The value of bullion is based on its metal content with no attention paid to numismatic characteristics. Coin collectors, on the other hand, make selections based on a coin’s appearance and rarity. Prices for both bullion and collectable coins are based on market demand. Collectors pay extra for a nice coin in high demand – called the premium.
Why do people invest in bullion?
Much investment is related to an individual’s belief about the future of the US and world economies, financial markets, debt and deficit, and uncertainty.
Reasons for bullion investments include:
- Portfolio diversification.
- Hedge against currency devaluation (i.e., the situation where currency drops in value if more is printed in response to a deficit, or if it drops relative to other world currencies).
- Defensive posture.
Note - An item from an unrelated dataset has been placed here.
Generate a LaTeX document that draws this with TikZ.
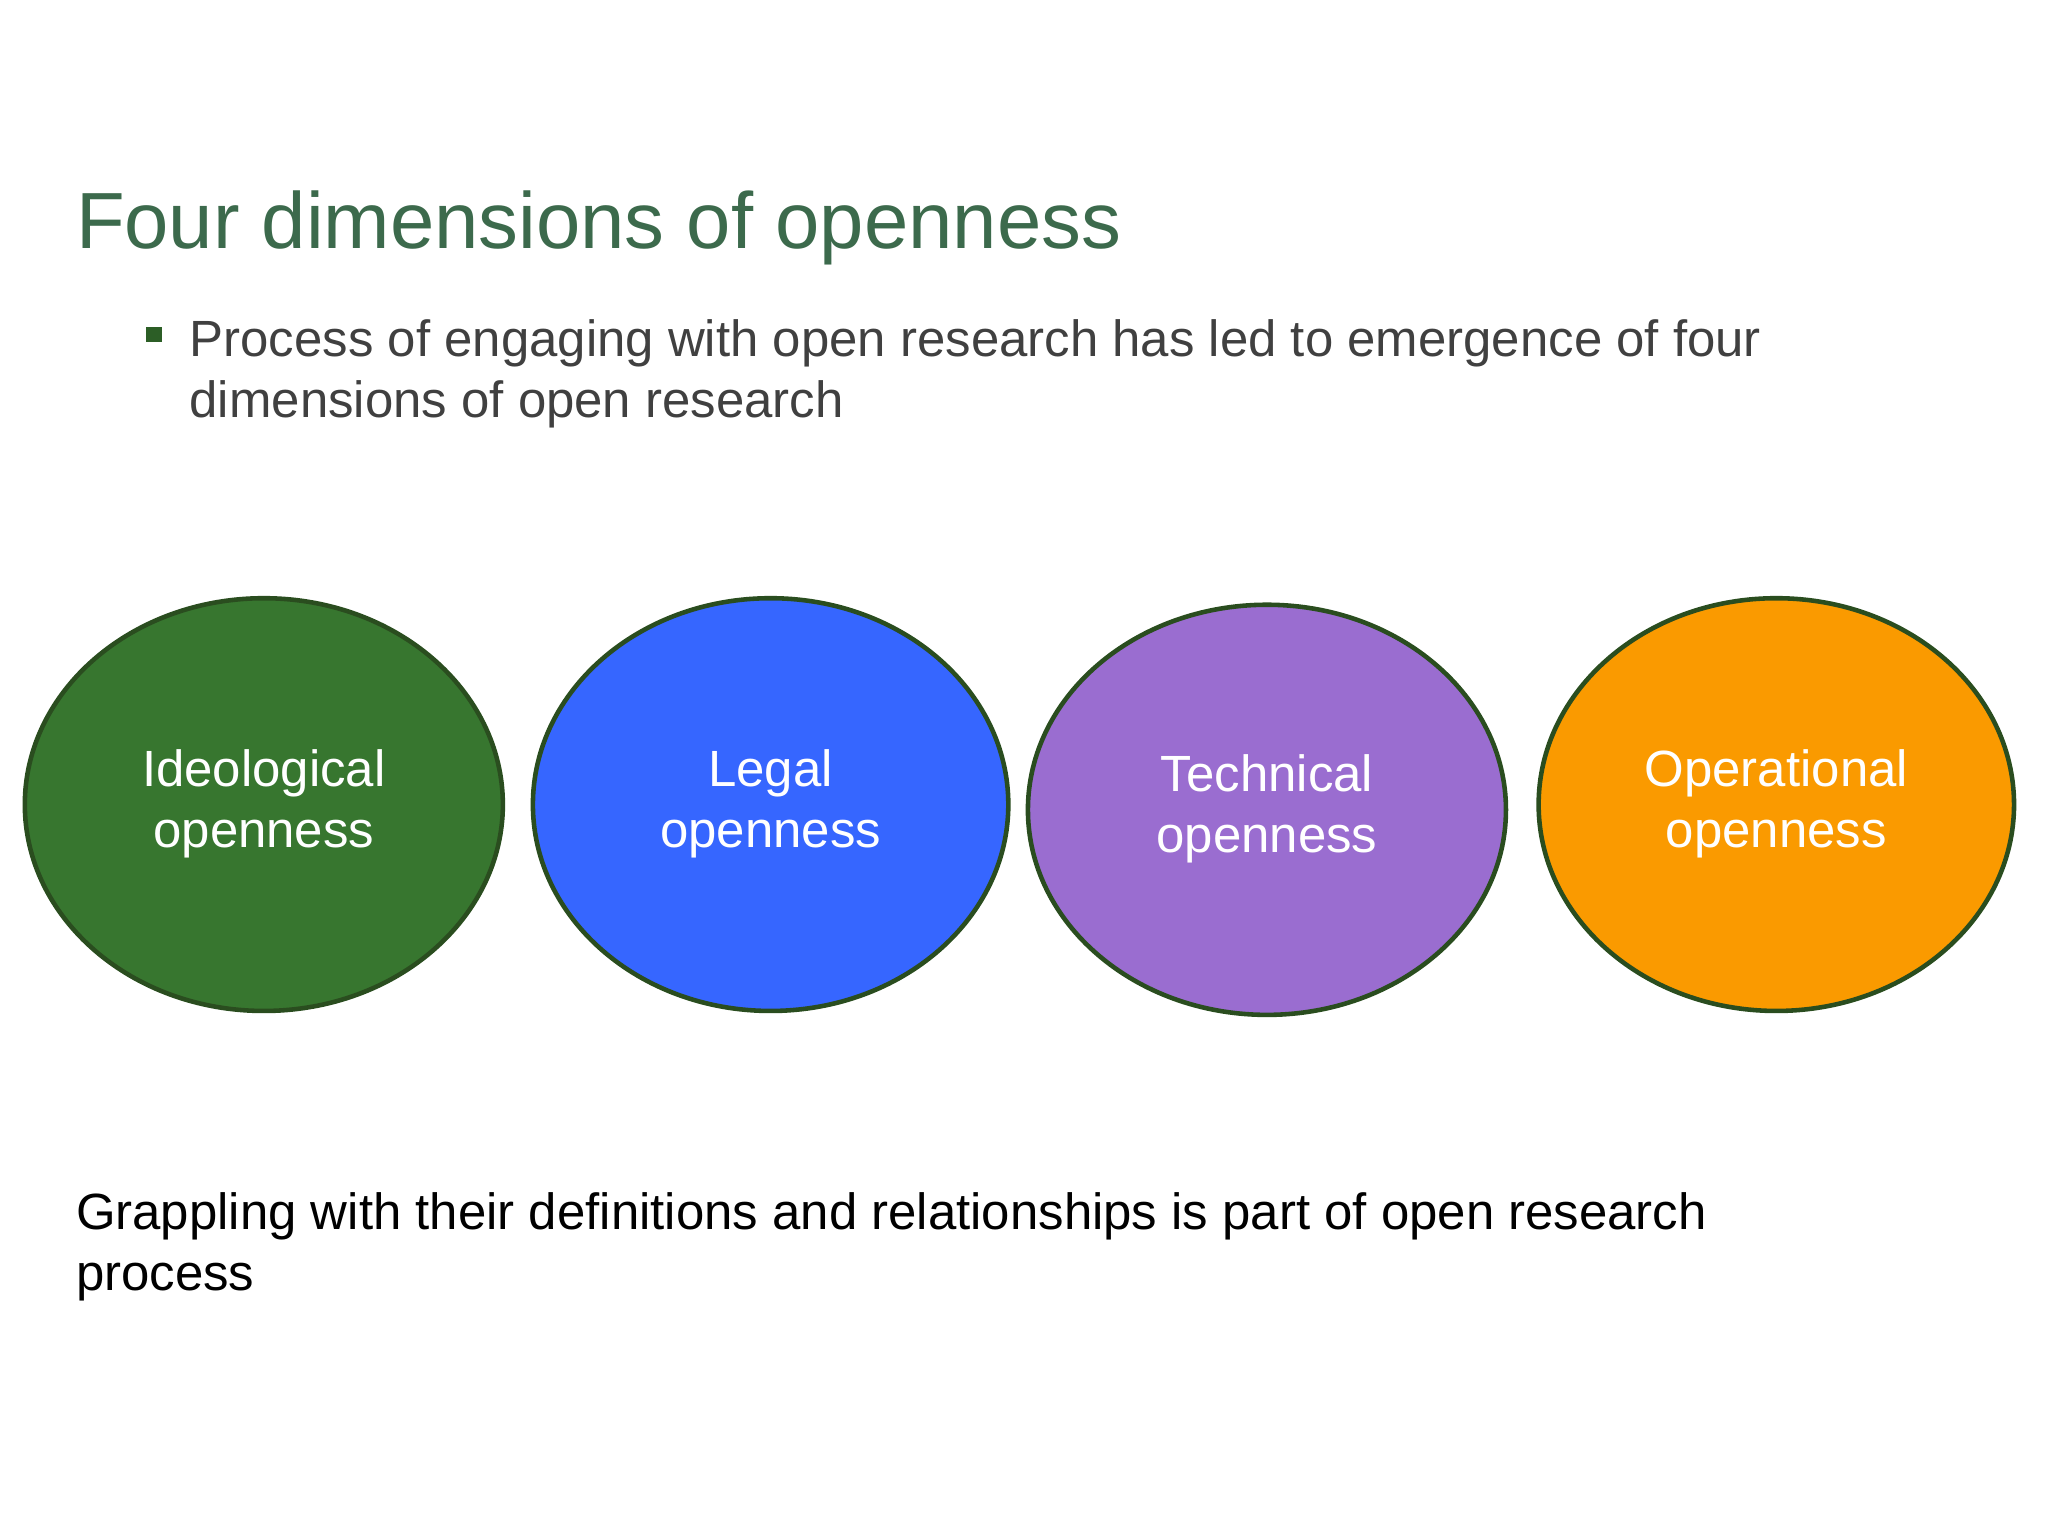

Stocks and bonds perform best in stable political climates and economic certainty. Historically, gold has done especially well in negative or slow economies.
Why would people collect coins rather than bullion?
Collectors love their hobby. It’s addictive – looking for coins to complete a set, searching for the best you can get for your budget. Investors, on the other hand, are looking specifically for a return. Coin collectors can collect with an eye toward an eventual return, but investors aren’t looking for the next perfect rarity.
How do you decide whether to purchase bullion or collectable coins?
The only way an investor who has little knowledge or personal interest in collecting should invest in numismatic coins is with the aid of a trusted adviser. This adviser could be a reputable dealer or an experienced hobbyist. Even so, you have to understand that investing in rare coins carries the same risk/reward element that stocks, real estate, and every other investment does.